** start RECORDED INFORMATION **
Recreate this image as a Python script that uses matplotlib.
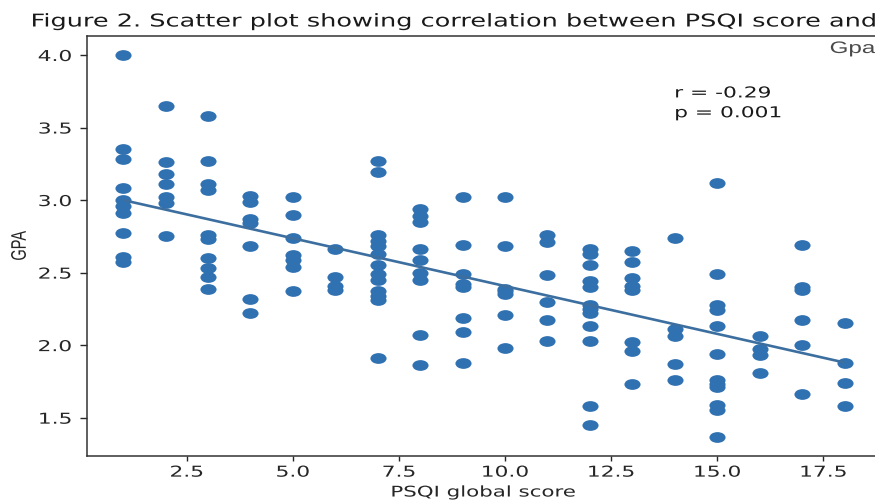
import numpy as np
import matplotlib
matplotlib.use("Agg")
import matplotlib.pyplot as plt
from matplotlib.patheffects import AbstractPathEffect
from matplotlib.transforms import Affine2D
from matplotlib.path import Path

# ---------------- data ----------------
psqi_score = [
    1, 1, 1, 1, 1, 1, 1, 1, 1, 1,
    2, 2, 2, 2, 2, 2, 2,
    3, 3, 3, 3, 3, 3, 3, 3, 3, 3,
    4, 4, 4, 4, 4, 4, 4,
    5, 5, 5, 5, 5, 5, 5,
    6, 6, 6, 6,
    7, 7, 7, 7, 7, 7, 7, 7, 7, 7, 7, 7, 7,
    8, 8, 8, 8, 8, 8, 8, 8, 8,
    9, 9, 9, 9, 9, 9, 9, 9,
    10, 10, 10, 10, 10, 10, 10,
    11, 11, 11, 11, 11, 11,
    12, 12, 12, 12, 12, 12, 12, 12, 12, 12, 12, 12,
    13, 13, 13, 13, 13, 13, 13, 13,
    14, 14, 14, 14, 14,
    15, 15, 15, 15, 15, 15, 15, 15, 15, 15, 15, 15,
    16, 16, 16, 16,
    17, 17, 17, 17, 17, 17,
    18, 18, 18, 18,
]
gpa = [
    4.00, 3.35, 3.28, 3.08, 3.00, 2.96, 2.91, 2.77, 2.61, 2.57,
    3.65, 3.26, 3.18, 3.11, 3.02, 2.98, 2.75,
    3.58, 3.27, 3.11, 3.07, 2.76, 2.73, 2.60, 2.53, 2.47, 2.39,
    3.03, 2.99, 2.87, 2.84, 2.68, 2.32, 2.22,
    3.02, 2.90, 2.74, 2.62, 2.59, 2.54, 2.37,
    2.66, 2.47, 2.41, 2.38,
    3.27, 3.19, 2.76, 2.72, 2.68, 2.63, 2.55, 2.49, 2.45, 2.37, 2.34, 2.31, 1.91,
    2.94, 2.89, 2.85, 2.66, 2.59, 2.50, 2.45, 2.07, 1.86,
    3.02, 2.69, 2.49, 2.42, 2.40, 2.19, 2.09, 1.88,
    3.02, 2.68, 2.39, 2.37, 2.35, 2.21, 1.98,
    2.76, 2.71, 2.48, 2.30, 2.17, 2.03,
    2.66, 2.63, 2.55, 2.44, 2.40, 2.28, 2.25, 2.22, 2.13, 2.03, 1.58, 1.45,
    2.65, 2.57, 2.46, 2.41, 2.38, 2.02, 1.96, 1.73,
    2.74, 2.11, 2.06, 1.87, 1.76,
    3.12, 2.49, 2.28, 2.24, 2.13, 1.94, 1.76, 1.73, 1.71, 1.59, 1.55, 1.37,
    2.06, 1.97, 1.93, 1.81,
    2.69, 2.40, 2.38, 2.17, 2.00, 1.66,
    2.15, 1.88, 1.74, 1.58,
]
fit_x = [1, 18]
fit_y = [3.00, 1.88]
x_ticks = [2.5, 5.0, 7.5, 10.0, 12.5, 15.0, 17.5]
y_ticks = [1.5, 2.0, 2.5, 3.0, 3.5, 4.0]
title_text = "Figure 2. Scatter plot showing correlation between PSQI score and"
stats_text = "r = -0.29\np = 0.001"
corner_text = "Gpa"
x_label = "PSQI global score"
y_label = "GPA"


# ------------- horizontal stretch of rendered text (reference is widened) -------------
class Stretch(AbstractPathEffect):
    def __init__(self, sx=1.45, anchor="center"):
        super().__init__()
        self.sx = sx
        self.anchor = anchor

    def draw_path(self, renderer, gc, tpath, affine, rgbFace=None):
        ext = tpath.get_extents(affine)
        if self.anchor == "left":
            x0 = ext.x0
        elif self.anchor == "right":
            x0 = ext.x1
        else:
            x0 = 0.5 * (ext.x0 + ext.x1)
        tr = affine + Affine2D().translate(-x0, 0).scale(self.sx, 1.0).translate(x0, 0)
        renderer.draw_path(gc, tpath, tr, rgbFace)


SX = 1.45
DOT = "#3071b1"
LINE = "#3c6f9f"
INK = "#262626"

plt.rcParams["font.family"] = ["DejaVu Sans"]

fig = plt.figure(figsize=(8.75, 5.0), dpi=100)
ax = fig.add_axes([87 / 875, 44.4 / 500, 793.6 / 875, 419.7 / 500])

ellipse = Path.unit_circle().transformed(Affine2D().scale(1.5, 1.0))
ax.scatter(psqi_score, gpa, s=135, marker=ellipse, color=DOT, linewidths=0, zorder=2)
ax.plot(fit_x, fit_y, color=LINE, lw=1.9, zorder=3, solid_capstyle="butt")

ax.set_xticks(x_ticks)
ax.set_yticks(y_ticks)
ax.tick_params(axis="both", labelsize=10.8, color=INK, labelcolor=INK, width=1.0)
ax.tick_params(axis="x", length=3.5, pad=3)
ax.tick_params(axis="y", length=5, pad=6)
for sp in ax.spines.values():
    sp.set_color("#333333")
    sp.set_linewidth(1.1)

for lab in ax.get_xticklabels():
    lab.set_path_effects([Stretch(SX, "center")])
for lab in ax.get_yticklabels():
    lab.set_path_effects([Stretch(SX, "right")])

ax.set_xlabel(x_label, fontsize=10.6, color=INK)
ax.xaxis.set_label_coords(0.5, -0.0689)
ax.xaxis.label.set_path_effects([Stretch(SX, "center")])

ax.set_ylabel(y_label, fontsize=10.5, color=INK, family=["Liberation Sans", "DejaVu Sans"])
ax.yaxis.set_label_coords(-0.0762, 0.5)
ax.yaxis.label.set_path_effects([Stretch(SX, "center")])

ax.text(14.0, 3.79, stats_text, ha="left", va="top", fontsize=10.8, color="#1a1a1a",
        linespacing=1.4, path_effects=[Stretch(SX, "left")])

fig.text(31.3 / 875, 1 - 26.5 / 500, title_text, ha="left", va="baseline", fontsize=12.7,
         color="#1a1a1a", path_effects=[Stretch(SX, "left")])
fig.text(830 / 875, 1 - 53 / 500, corner_text, ha="left", va="baseline", fontsize=12,
         color="#4a4a4a", family=["Liberation Sans", "DejaVu Sans"],
         path_effects=[Stretch(SX, "left")])

fig.savefig("out.png", dpi=100)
** end RECORDED INFORMATION **
TASK PROMPT = Reproduce the material in its entirety and word for word, without the pictures.

RESULT OF THE EXERCISE =
Recreate this image as a Python script that uses matplotlib.
import numpy as np
import matplotlib
matplotlib.use("Agg")
import matplotlib.pyplot as plt
from matplotlib.patheffects import AbstractPathEffect
from matplotlib.transforms import Affine2D
from matplotlib.path import Path

# ---------------- data ----------------
psqi_score = [
    1, 1, 1, 1, 1, 1, 1, 1, 1, 1,
    2, 2, 2, 2, 2, 2, 2,
    3, 3, 3, 3, 3, 3, 3, 3, 3, 3,
    4, 4, 4, 4, 4, 4, 4,
    5, 5, 5, 5, 5, 5, 5,
    6, 6, 6, 6,
    7, 7, 7, 7, 7, 7, 7, 7, 7, 7, 7, 7, 7,
    8, 8, 8, 8, 8, 8, 8, 8, 8,
    9, 9, 9, 9, 9, 9, 9, 9,
    10, 10, 10, 10, 10, 10, 10,
    11, 11, 11, 11, 11, 11,
    12, 12, 12, 12, 12, 12, 12, 12, 12, 12, 12, 12,
    13, 13, 13, 13, 13, 13, 13, 13,
    14, 14, 14, 14, 14,
    15, 15, 15, 15, 15, 15, 15, 15, 15, 15, 15, 15,
    16, 16, 16, 16,
    17, 17, 17, 17, 17, 17,
    18, 18, 18, 18,
]
gpa = [
    4.00, 3.35, 3.28, 3.08, 3.00, 2.96, 2.91, 2.77, 2.61, 2.57,
    3.65, 3.26, 3.18, 3.11, 3.02, 2.98, 2.75,
    3.58, 3.27, 3.11, 3.07, 2.76, 2.73, 2.60, 2.53, 2.47, 2.39,
    3.03, 2.99, 2.87, 2.84, 2.68, 2.32, 2.22,
    3.02, 2.90, 2.74, 2.62, 2.59, 2.54, 2.37,
    2.66, 2.47, 2.41, 2.38,
    3.27, 3.19, 2.76, 2.72, 2.68, 2.63, 2.55, 2.49, 2.45, 2.37, 2.34, 2.31, 1.91,
    2.94, 2.89, 2.85, 2.66, 2.59, 2.50, 2.45, 2.07, 1.86,
    3.02, 2.69, 2.49, 2.42, 2.40, 2.19, 2.09, 1.88,
    3.02, 2.68, 2.39, 2.37, 2.35, 2.21, 1.98,
    2.76, 2.71, 2.48, 2.30, 2.17, 2.03,
    2.66, 2.63, 2.55, 2.44, 2.40, 2.28, 2.25, 2.22, 2.13, 2.03, 1.58, 1.45,
    2.65, 2.57, 2.46, 2.41, 2.38, 2.02, 1.96, 1.73,
    2.74, 2.11, 2.06, 1.87, 1.76,
    3.12, 2.49, 2.28, 2.24, 2.13, 1.94, 1.76, 1.73, 1.71, 1.59, 1.55, 1.37,
    2.06, 1.97, 1.93, 1.81,
    2.69, 2.40, 2.38, 2.17, 2.00, 1.66,
    2.15, 1.88, 1.74, 1.58,
]
fit_x = [1, 18]
fit_y = [3.00, 1.88]
x_ticks = [2.5, 5.0, 7.5, 10.0, 12.5, 15.0, 17.5]
y_ticks = [1.5, 2.0, 2.5, 3.0, 3.5, 4.0]
title_text = "Figure 2. Scatter plot showing correlation between PSQI score and"
stats_text = "r = -0.29\np = 0.001"
corner_text = "Gpa"
x_label = "PSQI global score"
y_label = "GPA"


# ------------- horizontal stretch of rendered text (reference is widened) -------------
class Stretch(AbstractPathEffect):
    def __init__(self, sx=1.45, anchor="center"):
        super().__init__()
        self.sx = sx
        self.anchor = anchor

    def draw_path(self, renderer, gc, tpath, affine, rgbFace=None):
        ext = tpath.get_extents(affine)
        if self.anchor == "left":
            x0 = ext.x0
        elif self.anchor == "right":
            x0 = ext.x1
        else:
            x0 = 0.5 * (ext.x0 + ext.x1)
        tr = affine + Affine2D().translate(-x0, 0).scale(self.sx, 1.0).translate(x0, 0)
        renderer.draw_path(gc, tpath, tr, rgbFace)


SX = 1.45
DOT = "#3071b1"
LINE = "#3c6f9f"
INK = "#262626"

plt.rcParams["font.family"] = ["DejaVu Sans"]

fig = plt.figure(figsize=(8.75, 5.0), dpi=100)
ax = fig.add_axes([87 / 875, 44.4 / 500, 793.6 / 875, 419.7 / 500])

ellipse = Path.unit_circle().transformed(Affine2D().scale(1.5, 1.0))
ax.scatter(psqi_score, gpa, s=135, marker=ellipse, color=DOT, linewidths=0, zorder=2)
ax.plot(fit_x, fit_y, color=LINE, lw=1.9, zorder=3, solid_capstyle="butt")

ax.set_xticks(x_ticks)
ax.set_yticks(y_ticks)
ax.tick_params(axis="both", labelsize=10.8, color=INK, labelcolor=INK, width=1.0)
ax.tick_params(axis="x", length=3.5, pad=3)
ax.tick_params(axis="y", length=5, pad=6)
for sp in ax.spines.values():
    sp.set_color("#333333")
    sp.set_linewidth(1.1)

for lab in ax.get_xticklabels():
    lab.set_path_effects([Stretch(SX, "center")])
for lab in ax.get_yticklabels():
    lab.set_path_effects([Stretch(SX, "right")])

ax.set_xlabel(x_label, fontsize=10.6, color=INK)
ax.xaxis.set_label_coords(0.5, -0.0689)
ax.xaxis.label.set_path_effects([Stretch(SX, "center")])

ax.set_ylabel(y_label, fontsize=10.5, color=INK, family=["Liberation Sans", "DejaVu Sans"])
ax.yaxis.set_label_coords(-0.0762, 0.5)
ax.yaxis.label.set_path_effects([Stretch(SX, "center")])

ax.text(14.0, 3.79, stats_text, ha="left", va="top", fontsize=10.8, color="#1a1a1a",
        linespacing=1.4, path_effects=[Stretch(SX, "left")])

fig.text(31.3 / 875, 1 - 26.5 / 500, title_text, ha="left", va="baseline", fontsize=12.7,
         color="#1a1a1a", path_effects=[Stretch(SX, "left")])
fig.text(830 / 875, 1 - 53 / 500, corner_text, ha="left", va="baseline", fontsize=12,
         color="#4a4a4a", family=["Liberation Sans", "DejaVu Sans"],
         path_effects=[Stretch(SX, "left")])

fig.savefig("out.png", dpi=100)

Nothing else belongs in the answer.